“Just to be crystal clear,” the court wrote, “Dzhokhar will remain confined to prison for the rest of his life, with the only question remaining being whether the government will end his life by executing him.”
Jurors found that Tsarnaev and his older brother Tamerlan — who died after a firefight with police in the bombing’s aftermath — carried out the bombings at the marathon’s finish line, turning one of Boston’s most celebrated annual events into the worst domestic terrorist attack since Sept. 11, 2001. The First Circuit judges wrote that the brothers were “radical jihadists bent on killing Americans” and said “the duo caused battlefield-like carnage.”
Tsarnaev’s federal defenders said in a statement Friday that they were “grateful for the Court’s straightforward and fair decision.”
“If the government wishes to put someone to death, it must make its case to a fairly selected jury that is provided all relevant information. The court rightly acknowledges, as do we, the extraordinary harm done to the victims of the bombing. It is now up to the government to determine whether to put the victims and Boston through a second trial, or to allow closure to this terrible tragedy by permitting a sentence of life without the possibility of release,” the lawyers said.
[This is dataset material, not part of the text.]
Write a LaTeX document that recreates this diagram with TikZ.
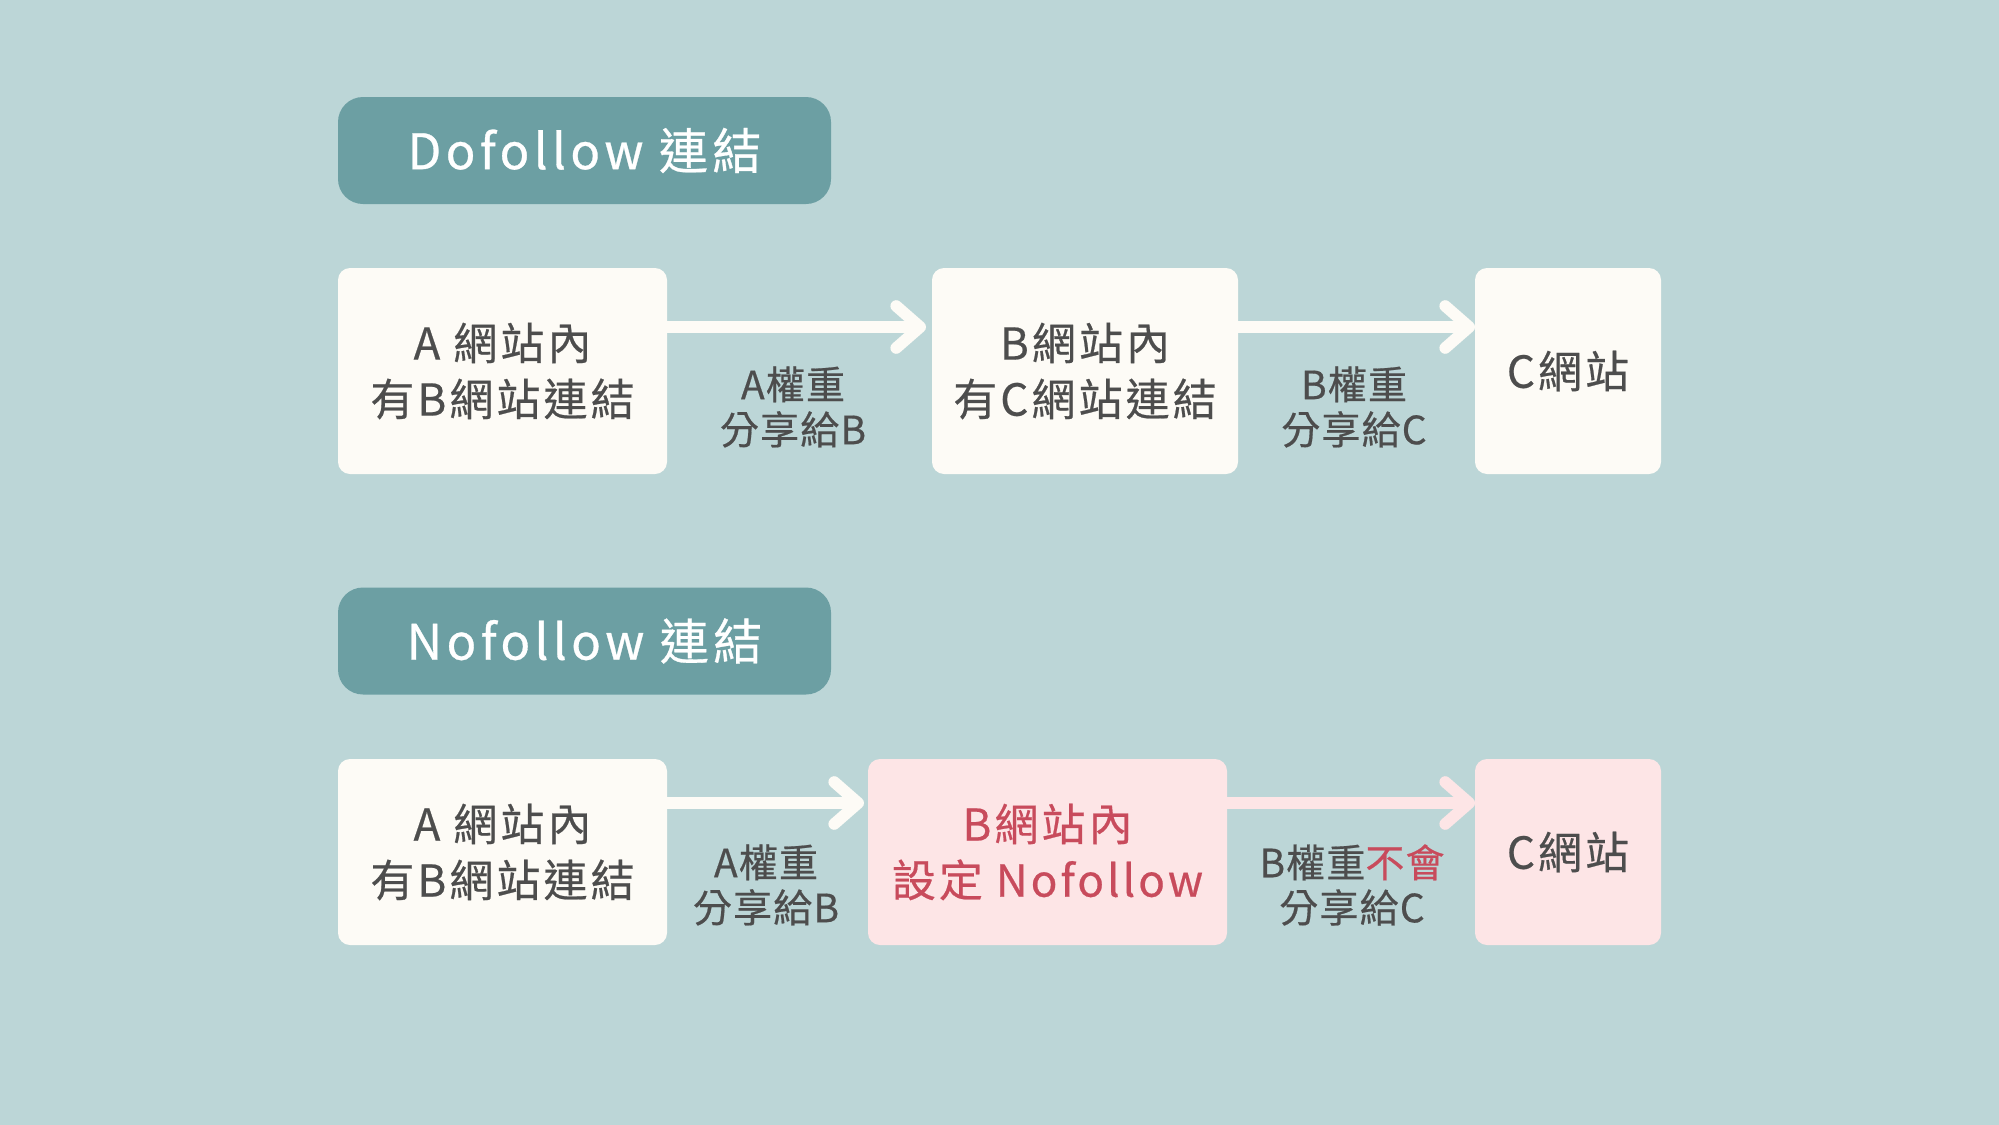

A spokeswoman for the U.S. attorney’s office in Boston said the office is reviewing the opinion and declined further comment.
Carmen M. Ortiz, the U.S. attorney whose office prosecuted Tsarnaev, called the ruling “unfortunate and disappointing.” While the media attention was extensive in Boston and worldwide, she said she felt the jury selection was fair. And she said the jurors held Tsarnaev accountable only for his specific crimes, and recommended the death sentence based on the two people killed by the bomb he planted.
“The government always seeks to have a fair and impartial jury, and goes through a fair process and a very thorough process, because you want to avoid something like this,” said Ortiz, who left the U.S. attorney’s office in 2017 and is now in private practice in Boston, during a telephone interview. “The most disappointing piece of this is that it brings tremendous pain and suffering for victims and victims’ families, and survivors of Tsarnaev’s crimes. My heart goes out to them.”
The explosions of the homemade bombs sent shrapnel flying into the crowd, killing 8-year-old Martin Richard; graduate student Lingzi Lu, 23; and Krystle Campbell, a 29-year-old restaurant manager. Many others were grievously wounded, including several who lost limbs. The brothers later ambushed and fatally shot an MIT police officer, Sean Collier.
Tsarnaev, who was 19 at the time of the bombing and is now 27 and imprisoned in Colorado, was convicted and sentenced to death in 2015 for his role in the bombing.
When he was formally sentenced, Tsarnaev broke his extended silence by apologizing to victims and survivors of the attack, saying: “I am sorry for the lives I have taken and suffering I have caused you and the damage I have done.”
Before he spoke, relatives of victims killed in the attack and its aftermath assailed him as a remorseless coward.
Tsarnaev’s attorneys in the case, seeking to avoid a death sentence, argued that his older brother, Tamerlan, orchestrated the attack and guided his younger sibling. Prosecutors instead described the brothers as partners who worked together to carry out a “cruel” attack.
Jurors found Tsarnaev guilty on all 30 counts, then came back and agreed he should be sentenced to death.
Ever since he was sentenced, when or if Tsarnaev would ever see the inside of an execution chamber had remained a question likely to stretch across many years, given the appeals expected to play out in the case.
Federal death sentences are a rarity and executions are even less common. The federal death penalty statute was reinstated in 1988 and expanded in 1994, and until this year, the government had carried out three executions. Most executions are carried out by states, and the number of executions has been declining in recent years.
The Trump administration has recently pushed back against that trend, scheduling and carrying out federal executions again as part of a push to restart federal capital punishment.
In mid-July, the Justice Department carried out three federal executions in four days, matching the total carried out by the United States government during the previous three decades. The department also has scheduled two more federal executions for late August, and on Friday afternoon scheduled two more federal executions for September.